In fact, at that moment there was a lot of talk about the need to throw off Moscow’s energy leash and get rid of the “dependence” so burdensome in today’s geopolitical realities. Words were matched with actions. As we remember, during the last crisis the government of Gavrilita organized the first purchase of gas from an alternative source in the history of the country. Then, however, it turned out that the volume was minimal, expensive and, most importantly, it was the same Russian gas, just delivered through intermediaries.
This year, the search for “alternative suppliers” was resumed with redoubled vigor. Our delegations went more than once to Azerbaijan, Norway, and, of course, Romania. Many loud words were spoken at those meetings, but in fact the main mission – to find gas – was not fulfilled. There were nuances everywhere. For example, in conditions of reduced Russian supplies to Europe, Norway has become the main exporter of gas to the EU. All of its volumes are “involved”, and despite the encouraging appeals, it is not very clear where Moldova could find something. Azerbaijan seems to have additional capacities, but there are problems with transportation of resources, plus there are certain moments with Russia – it is not certain that Baku will want to quarrel with Moscow because of such trifling amounts.
The main hopes are for Romania, which many our experts believe could become a gas hub for Moldova, did not come true as well. Again, there are many words of support, but the fact is that Bucharest still avoids the conclusion of a “solid” contract and only makes promises. Perhaps the reason is that our western neighbor is also experiencing certain difficulties. It does not have enough of its own production even for its own needs, and promising fields in the Black Sea shelf are yet to be developed. In the future, gas from across the Prut may indeed become the norm – but clearly not now.
That is, in fact, the problem of finding some other gas, not Russian, by the autumn-winter period has not been solved. However, it seems that the government decided that there is something behind the banal words of support and proceeded to the final breaking of the traditional energy ties. By failing to fulfill the terms of the contract with Gazprom, Moscow was almost forced to cut off supplies so that the ruling party could present itself as a victim. The plan partially worked – Russian gas exports went down, which allowed the transition to the second phase – the cessation of imports of cheap electricity from the Moldavskaya GRES and manipulations with Russian gas, which should certainly have buried the agreement with Gazprom, and as a bonus, allowed the formation of the necessary reserves for the winter.
All of this happened under constant chants about willingness to pay more, about this being the price of independence and dignity, about not giving in to Kremlin blackmail, which were broadcast daily by members of the ruling party and even personally by President Sandu.
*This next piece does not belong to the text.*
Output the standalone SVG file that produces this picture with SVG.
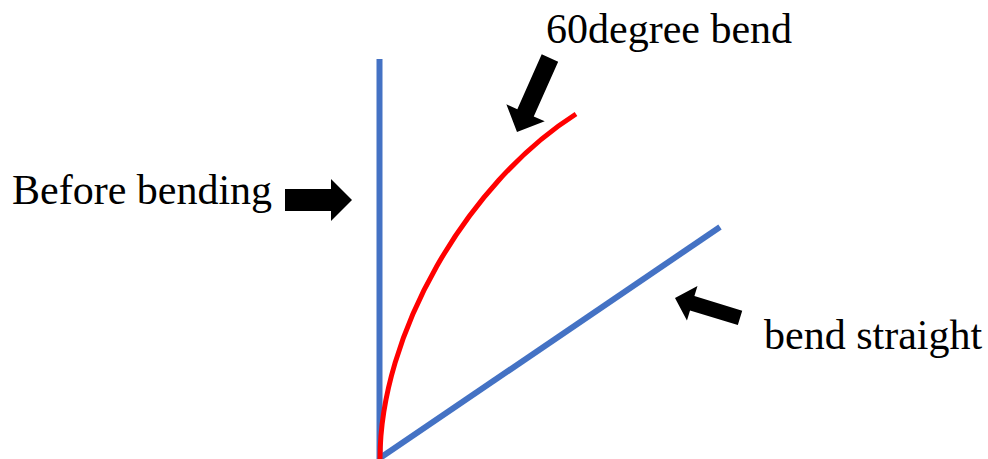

However, at X-hour it turned out that the it was all fake. Alternative gas turned out to be a fiction. There was a shortage of electricity from Romania, and its cost was rising by leaps and bounds – last month, on average, we were paying more than $230 per MWh, and by the end of the month – $415. In December, the price would have been even higher. And, smelling the reek of total disaster, the government had to humiliate itself by going back to supplying electricity from the Moldavskaya GRES, for which it had already received a whole flood of criticism from all directions.
So, what do we have? Because of clumsy and inept moves by the authorities we get less than half of what we need from Russia. No real alternatives have been found. All the actual volume of Russian gas will now have to be redirected to the left bank to generate cheap electricity, since the Romanian one proved to be too costly and insufficient. Besides, the price of the MGRES energy will be much higher than before. While we will have to consume gas from “other sources”, in fact from the stocks accumulated in the past months and left in the Ukrainian and Romanian storages. Some volumes will indeed come from other countries, for example, through the Greek LNG terminal, but in fact it will be the same Russian gas only much more expensive as it will pass through many “hands”.
It is good that the authorities have finally recognized that diversification will not happen overnight. Better if they listened to other smart people, including my fellow RTA experts, who have repeatedly mentioned that there are no reasonable alternatives to Russian energy resources, at least for the next couple of years. Besides, it was proven again that a firm contract is the best option for our not-so-wealthy country. Moldova, with an already impoverished population and a mounting budget deficit, which is largely covered by grants and loans, cannot rely on a market that has been very volatile in recent years. After all, instead of dependence on one supplier, we get a much worse dependence – on market conditions which will never be good for us.
Now it is funny to watch the changing tactics of the ruling party tops who have switched from the old talks about the price of independence to reflections about figures, arguing that the contract with the MGRES is a true blessing. But the damage is already irreparable – stability in energy supplies is unlikely to be restored. Russian gas imports can stop at any moment – Gazprom has enough reasons for that, while the decision on MGRES electricity is definitely for the short term and is also tightly linked to gas. So it is likely that we will have to return to an unfriendly market.
The whole calculation of the government is probably to survive the winter, after which prices will stabilize and then we will think what to do next. Such optimism, as we remember, wasn’t justified this year and cost us dearly.